For those not in the streets in DC on July 6, the black bloc was hardly the wrecking ball we were on J20. There are no smashed windows to write about, no video clips of Richard Spencer being punched in the face. The most exciting moments of the day were funny rather than inspiring—for example, playing tug of war with police over a newspaper box.
Around 1:30 pm, the bloc took the streets to confront Identity Evropa, who were a block away from their permitted rally.
Other participants in the movement are no longer seeking to police our actions, but the police are still eager to suppress even the most mundane acts of rebellion.
At 5:30 pm, anarchists, Black Lives Matter, and other rally attendees met up again in front of Trump hotel. Despite hundreds of police, several dozen people were able to hold their ground in front of the VIP Bus, delaying its departure by over an hour and a half. The bus, which was supposed to leave by 6:30, left around 8 pm for an undisclosed location in Northern Virginia.

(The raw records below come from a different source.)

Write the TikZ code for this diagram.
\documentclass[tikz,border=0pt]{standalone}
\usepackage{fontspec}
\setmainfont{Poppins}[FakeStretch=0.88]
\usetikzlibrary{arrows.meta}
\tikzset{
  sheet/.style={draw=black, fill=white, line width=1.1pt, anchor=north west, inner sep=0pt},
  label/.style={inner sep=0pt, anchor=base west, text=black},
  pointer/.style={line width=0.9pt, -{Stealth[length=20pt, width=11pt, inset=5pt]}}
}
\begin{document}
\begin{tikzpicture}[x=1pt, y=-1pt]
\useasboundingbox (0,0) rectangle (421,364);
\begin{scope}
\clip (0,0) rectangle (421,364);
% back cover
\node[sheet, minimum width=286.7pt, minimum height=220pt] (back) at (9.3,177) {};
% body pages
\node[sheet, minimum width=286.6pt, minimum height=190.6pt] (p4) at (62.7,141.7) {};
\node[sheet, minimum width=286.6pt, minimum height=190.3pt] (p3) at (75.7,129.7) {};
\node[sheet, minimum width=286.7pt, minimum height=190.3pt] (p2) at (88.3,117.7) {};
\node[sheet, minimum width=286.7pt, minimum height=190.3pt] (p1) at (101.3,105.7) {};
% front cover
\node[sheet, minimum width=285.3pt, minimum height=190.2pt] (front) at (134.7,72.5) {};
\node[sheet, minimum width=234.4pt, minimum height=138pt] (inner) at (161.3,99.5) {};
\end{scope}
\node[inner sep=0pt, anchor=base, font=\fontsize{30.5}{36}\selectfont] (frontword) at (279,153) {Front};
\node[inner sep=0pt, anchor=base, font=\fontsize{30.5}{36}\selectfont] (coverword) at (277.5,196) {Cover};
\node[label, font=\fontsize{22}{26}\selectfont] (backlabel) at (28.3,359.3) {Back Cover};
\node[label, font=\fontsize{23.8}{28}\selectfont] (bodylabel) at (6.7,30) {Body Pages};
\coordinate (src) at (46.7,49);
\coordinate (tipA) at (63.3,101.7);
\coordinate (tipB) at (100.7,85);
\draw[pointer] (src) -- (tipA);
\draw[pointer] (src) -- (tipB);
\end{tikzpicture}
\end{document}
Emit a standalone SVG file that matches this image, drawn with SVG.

In short, while the day can hardly be said to be a tactical victory, we were able to diminish and contain the threat that the rally posed to our communities. It’s for the best that we didn’t have to physically fight a large group of fascists, in any case.
Towards the Future
Days after the #DemandFreeSpeech rally, the “Mother of All Rallies” organizers cancelled their annual pro-Trump demonstration. They cited censorship on social media, but it’s significant that this occurred days after the flop of the “free speech” demonstration.
When we think about the future—about how to make sure we gain strength and our opposition lays dormant—we need to reflect on the limitations we have experienced in this era and how to make sure we don’t repeat the mistakes of the past.
In many different mobilizations, we have repeatedly confronted the same issues. When there is a small minority of people who feel comfortable standing up to the police, how do we relate to others who are not prepared to? How do we address the questions of timing and the safety of participants both inside and outside the bloc? When should we push the envelope, and when should we play a supporting role?
If we want to increase our ability to act and build relationships with other revolutionary movements, these are important questions. But we can think bigger about what we do next. How do we push for militant resistance in the face of border militarization, concentration camps, police killing, and state violence? How do we take the focus from individual fascists towards state-sanctioned racial violence.
As we look forward to replicating the success of mass anti-fascism, we can look to use the skills we’ve built in other arenas. The Republican Party’s vision, while not quite as overt as Richard Spencer’s program, still includes systemic ethnic cleansing and concentration camps for children. How can we map the relationships that create these policies? How can we build campaigns that make it unpopular to support racialized policing and mass incarceration? How do we use research, counter-intelligence, social mapping, and street militancy against ICE and prisons? How do we use these skills in mutual aid projects as well?
On one hand, we have to build the ability to sustain and intensify our offensive organizing. On the other hand, we have to support each another through crisis capitalism.
 Rather than the kind of state-enforced “freedom of speech” in which armored riot police bludgeon the general population while fascists call for even more violence, anarchists seek real freedom, in which communities can self-organize to defend against the violence of police and fascists alike.